* EXTRACTED INFORMATION *
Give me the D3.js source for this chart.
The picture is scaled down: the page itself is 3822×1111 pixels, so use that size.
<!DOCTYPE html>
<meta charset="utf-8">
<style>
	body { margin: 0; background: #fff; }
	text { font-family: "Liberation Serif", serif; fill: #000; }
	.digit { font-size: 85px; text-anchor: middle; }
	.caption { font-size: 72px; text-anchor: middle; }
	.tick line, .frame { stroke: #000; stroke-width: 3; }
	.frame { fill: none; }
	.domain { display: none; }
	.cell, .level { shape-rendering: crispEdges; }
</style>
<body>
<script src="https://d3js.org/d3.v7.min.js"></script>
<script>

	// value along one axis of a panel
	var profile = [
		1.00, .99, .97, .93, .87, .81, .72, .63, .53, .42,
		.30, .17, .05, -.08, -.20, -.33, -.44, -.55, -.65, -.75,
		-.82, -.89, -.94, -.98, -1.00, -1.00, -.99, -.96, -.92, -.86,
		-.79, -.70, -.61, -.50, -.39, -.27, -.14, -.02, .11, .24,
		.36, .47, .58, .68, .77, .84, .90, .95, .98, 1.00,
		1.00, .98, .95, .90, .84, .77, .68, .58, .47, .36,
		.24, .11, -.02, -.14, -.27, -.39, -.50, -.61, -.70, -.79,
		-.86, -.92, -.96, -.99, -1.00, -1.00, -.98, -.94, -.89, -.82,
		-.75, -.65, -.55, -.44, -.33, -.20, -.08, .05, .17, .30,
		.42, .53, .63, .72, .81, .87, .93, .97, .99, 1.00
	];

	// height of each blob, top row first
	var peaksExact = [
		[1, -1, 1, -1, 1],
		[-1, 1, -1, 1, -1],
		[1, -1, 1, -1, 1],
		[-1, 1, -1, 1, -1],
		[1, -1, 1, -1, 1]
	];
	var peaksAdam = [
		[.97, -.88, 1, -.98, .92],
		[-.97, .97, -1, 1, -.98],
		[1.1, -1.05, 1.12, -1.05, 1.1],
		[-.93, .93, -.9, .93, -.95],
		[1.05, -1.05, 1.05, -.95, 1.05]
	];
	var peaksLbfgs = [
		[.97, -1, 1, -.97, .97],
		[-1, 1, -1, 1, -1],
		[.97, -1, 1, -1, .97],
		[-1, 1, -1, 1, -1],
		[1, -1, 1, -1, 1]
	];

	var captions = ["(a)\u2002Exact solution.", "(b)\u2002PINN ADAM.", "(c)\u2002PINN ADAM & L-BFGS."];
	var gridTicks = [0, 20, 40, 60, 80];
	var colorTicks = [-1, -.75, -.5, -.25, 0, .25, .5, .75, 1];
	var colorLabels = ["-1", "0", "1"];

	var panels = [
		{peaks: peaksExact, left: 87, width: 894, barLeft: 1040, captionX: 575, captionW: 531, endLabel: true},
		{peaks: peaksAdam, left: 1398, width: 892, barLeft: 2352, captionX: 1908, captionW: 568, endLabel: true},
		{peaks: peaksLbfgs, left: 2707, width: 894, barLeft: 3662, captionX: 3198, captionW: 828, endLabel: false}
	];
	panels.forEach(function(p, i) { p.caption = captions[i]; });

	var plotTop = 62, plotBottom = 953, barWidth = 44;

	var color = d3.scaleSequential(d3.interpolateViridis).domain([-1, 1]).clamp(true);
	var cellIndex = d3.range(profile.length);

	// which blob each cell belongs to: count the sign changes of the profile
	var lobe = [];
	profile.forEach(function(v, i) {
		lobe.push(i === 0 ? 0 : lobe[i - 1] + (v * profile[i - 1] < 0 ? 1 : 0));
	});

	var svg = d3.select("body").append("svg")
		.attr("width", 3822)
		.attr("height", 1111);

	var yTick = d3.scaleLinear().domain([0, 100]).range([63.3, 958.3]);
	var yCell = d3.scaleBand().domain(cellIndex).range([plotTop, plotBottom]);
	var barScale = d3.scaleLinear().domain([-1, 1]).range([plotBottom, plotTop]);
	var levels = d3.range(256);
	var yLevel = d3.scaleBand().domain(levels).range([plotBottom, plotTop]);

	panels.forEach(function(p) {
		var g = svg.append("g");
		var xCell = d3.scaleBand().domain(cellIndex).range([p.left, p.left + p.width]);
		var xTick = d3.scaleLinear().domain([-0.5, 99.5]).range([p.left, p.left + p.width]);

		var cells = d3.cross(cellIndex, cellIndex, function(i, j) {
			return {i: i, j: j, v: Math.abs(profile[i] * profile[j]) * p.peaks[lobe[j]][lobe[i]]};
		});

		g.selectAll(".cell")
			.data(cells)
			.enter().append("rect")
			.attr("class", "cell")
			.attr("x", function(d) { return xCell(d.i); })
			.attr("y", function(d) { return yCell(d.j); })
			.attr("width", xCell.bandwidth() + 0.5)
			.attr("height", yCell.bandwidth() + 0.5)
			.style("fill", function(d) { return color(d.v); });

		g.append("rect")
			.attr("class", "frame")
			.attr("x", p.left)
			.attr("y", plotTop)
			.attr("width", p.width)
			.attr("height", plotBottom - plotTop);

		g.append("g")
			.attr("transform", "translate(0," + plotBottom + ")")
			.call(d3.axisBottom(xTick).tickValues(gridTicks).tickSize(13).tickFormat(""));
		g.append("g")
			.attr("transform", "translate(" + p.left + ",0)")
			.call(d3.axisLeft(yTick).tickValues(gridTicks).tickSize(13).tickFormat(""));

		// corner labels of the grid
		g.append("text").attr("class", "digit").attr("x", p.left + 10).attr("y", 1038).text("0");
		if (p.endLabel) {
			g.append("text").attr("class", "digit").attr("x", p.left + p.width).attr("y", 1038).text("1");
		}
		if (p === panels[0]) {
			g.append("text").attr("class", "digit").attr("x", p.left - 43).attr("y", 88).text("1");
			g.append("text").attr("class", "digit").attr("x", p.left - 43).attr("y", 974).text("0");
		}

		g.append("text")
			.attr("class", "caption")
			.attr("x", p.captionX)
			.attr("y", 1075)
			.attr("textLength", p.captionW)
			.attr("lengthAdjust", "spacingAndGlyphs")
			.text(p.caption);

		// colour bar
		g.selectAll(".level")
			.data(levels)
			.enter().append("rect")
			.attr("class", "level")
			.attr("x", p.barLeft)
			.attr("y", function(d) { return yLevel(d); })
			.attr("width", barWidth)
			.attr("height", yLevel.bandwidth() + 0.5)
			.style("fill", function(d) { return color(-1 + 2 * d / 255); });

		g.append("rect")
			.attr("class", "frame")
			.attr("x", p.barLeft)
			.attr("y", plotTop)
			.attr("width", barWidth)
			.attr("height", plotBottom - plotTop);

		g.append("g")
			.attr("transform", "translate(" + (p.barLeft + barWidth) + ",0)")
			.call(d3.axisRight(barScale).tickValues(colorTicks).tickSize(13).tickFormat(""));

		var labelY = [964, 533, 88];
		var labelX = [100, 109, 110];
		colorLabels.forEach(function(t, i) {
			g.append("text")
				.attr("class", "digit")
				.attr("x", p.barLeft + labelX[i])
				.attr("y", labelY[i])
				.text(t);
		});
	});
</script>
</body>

--

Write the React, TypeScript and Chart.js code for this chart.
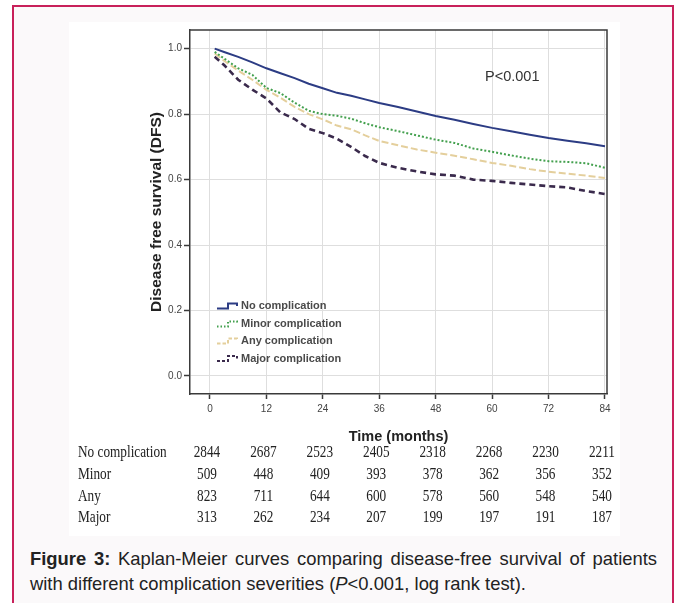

...

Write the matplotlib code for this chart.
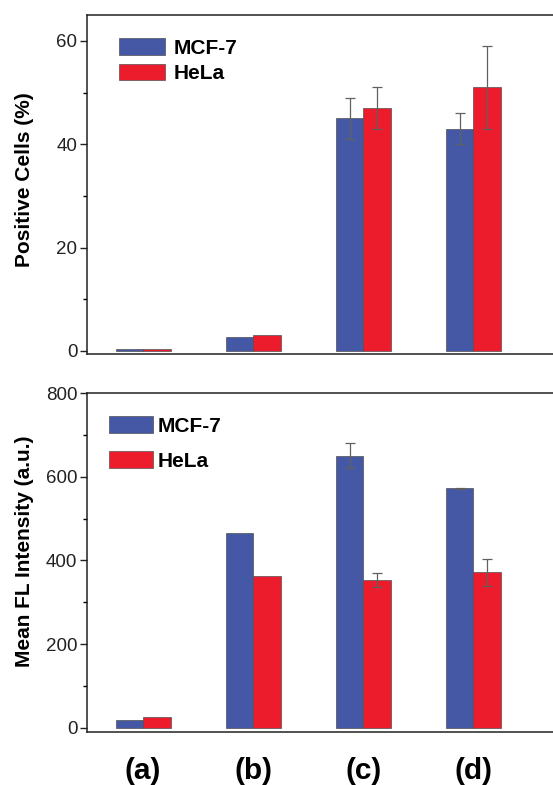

* GIVEN TASK *
From the material above, copy each line that includes the word "code".

* RESULT *
Write the React, TypeScript and Chart.js code for this chart.
Write the matplotlib code for this chart.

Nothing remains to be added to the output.